My never-say-no-while-traveling policy had me breaking my vegetarian vows within 30 minutes of arriving at the hostel in Pelorinho, the historic center of the northern city of Salvador (http://en.wikipedia.org/wiki/Salvador,_Bahia). The entire hostel was occupied by 40 civil engineering students from the interior of the country and two of them invited me out to grab some ´authentic´ Bahian food. I found myself eating deep fried bread stuffed with red pepper paste, hot sauce and shrimp.

Later that night while washing my face in the communal bathrooms, two more of the engineering students were practicing their english with me (yelling their english, actually, as if I would have a hard time understanding otherwise) when a third walked in in a huff. He disapproved of their english speaking; said that we were in Brazil dammit and in Brazil we speak portuguese. I should be speaking portuguese. I assured him that I wanted to speak/learn portuguese. He gave me a contemptuous look and stomped away. His friends apologized, ¨Sorry about him. He is really BLACK.¨ Really black? What the hell is that supposed to mean? I was so confused I didn´t respond. If in Brazil a black identity is synonymous with linguistic nationalism, I am both impressed and a little amused at the irony.

Spent a day with Fré, a Colombian artist who has been traveling for three years, making enough money drawing caricatures in the street for tourists and selling a large painting here and there to hotels. We went to ciudad baja to drink some beer overlooking the beautiful bay dotted with fishing boats both small and large.

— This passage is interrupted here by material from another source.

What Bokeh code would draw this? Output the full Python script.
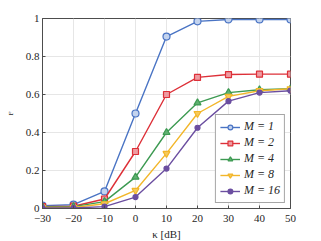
from bokeh.plotting import figure
from bokeh.models import FixedTicker, Range1d, Legend, LegendItem
from bokeh.embed import file_html
from bokeh.resources import INLINE

kappa = [-30, -20, -10, 0, 10, 20, 30, 40, 50]
m1 = [0.015, 0.02, 0.09, 0.50, 0.905, 0.985, 0.995, 0.995, 0.995]
m2 = [0.010, 0.012, 0.05, 0.30, 0.60, 0.69, 0.705, 0.707, 0.707]
m4 = [0.008, 0.010, 0.036, 0.165, 0.40, 0.556, 0.61, 0.625, 0.63]
m8 = [0.005, 0.005, 0.025, 0.095, 0.29, 0.50, 0.59, 0.62, 0.63]
m16 = [0.003, 0.003, 0.010, 0.06, 0.21, 0.425, 0.565, 0.61, 0.62]
labels = ["M = 1", "M = 2", "M = 4", "M = 8", "M = 16"]
xticks = [-30, -20, -10, 0, 10, 20, 30, 40, 50]
yticks = [0, 0.2, 0.4, 0.6, 0.8, 1.0]
ytick_labels = {0: "0", 0.2: "0.2", 0.4: "0.4", 0.6: "0.6", 0.8: "0.8", 1.0: "1"}

FONT = "Liberation Serif"

p = figure(width=313, height=233, output_backend="svg", toolbar_location=None,
           x_range=Range1d(-30, 50), y_range=Range1d(0, 1),
           min_border_left=42, min_border_right=23, min_border_top=18, min_border_bottom=25)
p.frame_width = 248
p.frame_height = 190
p.background_fill_color = "white"
p.border_fill_color = "white"
p.outline_line_color = "#4d4d4d"
p.outline_line_width = 1

for ax in (p.xaxis[0], p.yaxis[0]):
    ax.axis_line_color = "#4d4d4d"
    ax.major_tick_line_color = "#4d4d4d"
    ax.major_tick_in = 3
    ax.major_tick_out = 0
    ax.minor_tick_line_color = None
    ax.major_label_text_font = FONT
    ax.major_label_text_font_size = "11px"
    ax.major_label_text_color = "#262626"
    ax.axis_label_text_font = FONT
    ax.axis_label_text_color = "#262626"
    ax.axis_label_text_font_style = "normal"

p.xaxis.ticker = FixedTicker(ticks=xticks)
p.yaxis.ticker = FixedTicker(ticks=yticks)
p.yaxis.major_label_overrides = ytick_labels
p.xaxis.axis_label = "κ [dB]"
p.xaxis.axis_label_text_font_size = "11px"
p.xaxis.axis_label_standoff = 3
p.xaxis.major_label_standoff = 6
p.yaxis.axis_label = "F"
p.yaxis.axis_label_text_font_size = "7px"
p.yaxis.axis_label_standoff = 8
p.yaxis.major_label_standoff = 3

p.xgrid.grid_line_color = "#e6e6e6"
p.ygrid.grid_line_color = "#e6e6e6"
p.xgrid.ticker = FixedTicker(ticks=xticks)
p.ygrid.ticker = FixedTicker(ticks=yticks)

items = []
series = [
    (m1, "#4a74c4", "circle", "#c3d3ee", 7),
    (m2, "#dd3038", "square", "#ee9aa0", 6),
    (m4, "#3d9a52", "triangle", "#5fb070", 7),
    (m8, "#f2b62a", "inverted_triangle", "#f6c95a", 7),
    (m16, "#6b4ea0", "circle", "#6b4ea0", 5),
]
for (ys, col, mk, fill, sz), lab in zip(series, labels):
    r1 = p.line(kappa, ys, line_color=col, line_width=1.4)
    r2 = p.scatter(kappa, ys, marker=mk, size=sz, line_color=col, fill_color=fill, line_width=1.2)
    items.append(LegendItem(label=lab, renderers=[r1, r2]))

legend = Legend(items=items, location="bottom_right")
legend.label_text_font = FONT
legend.label_text_font_size = "12px"
legend.label_text_font_style = "italic"
legend.label_text_color = "#262626"
legend.label_height = 12
legend.glyph_height = 12
legend.glyph_width = 20
legend.spacing = 1
legend.padding = 4
legend.margin = 5
legend.label_standoff = 4
legend.border_line_color = "#4d4d4d"
legend.border_line_width = 1
legend.background_fill_alpha = 1
p.add_layout(legend)

open("out.html", "w").write(file_html(p, INLINE))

He invites two Brazilian girls to have drinks with us, thinking himself a genius (one for him and one for me, naturally). He of course is ignorant of his error, and I ended up timidly flirting for the next five hours so as not to ruin Fré´s chances. In the end they were both out of his league (as I knew from the beginning) and uninterested in his new-aged hippy-artist-vagabond antics (and terrible pick-up strategy if I say myself). They liked me more (they called me a respectful gentleman--haha).

Beyonce is coming to Salvador. Tickets cost anywhere from 170 to 650 reas (about 90 to 350 dollars). I ask my friend Ernest how many Bahians would be willing to pay (or could even afford) so much just for a concert. He said, ¨well the venue has about 10,000 seats...¨. I guess they love them some Beyoncé.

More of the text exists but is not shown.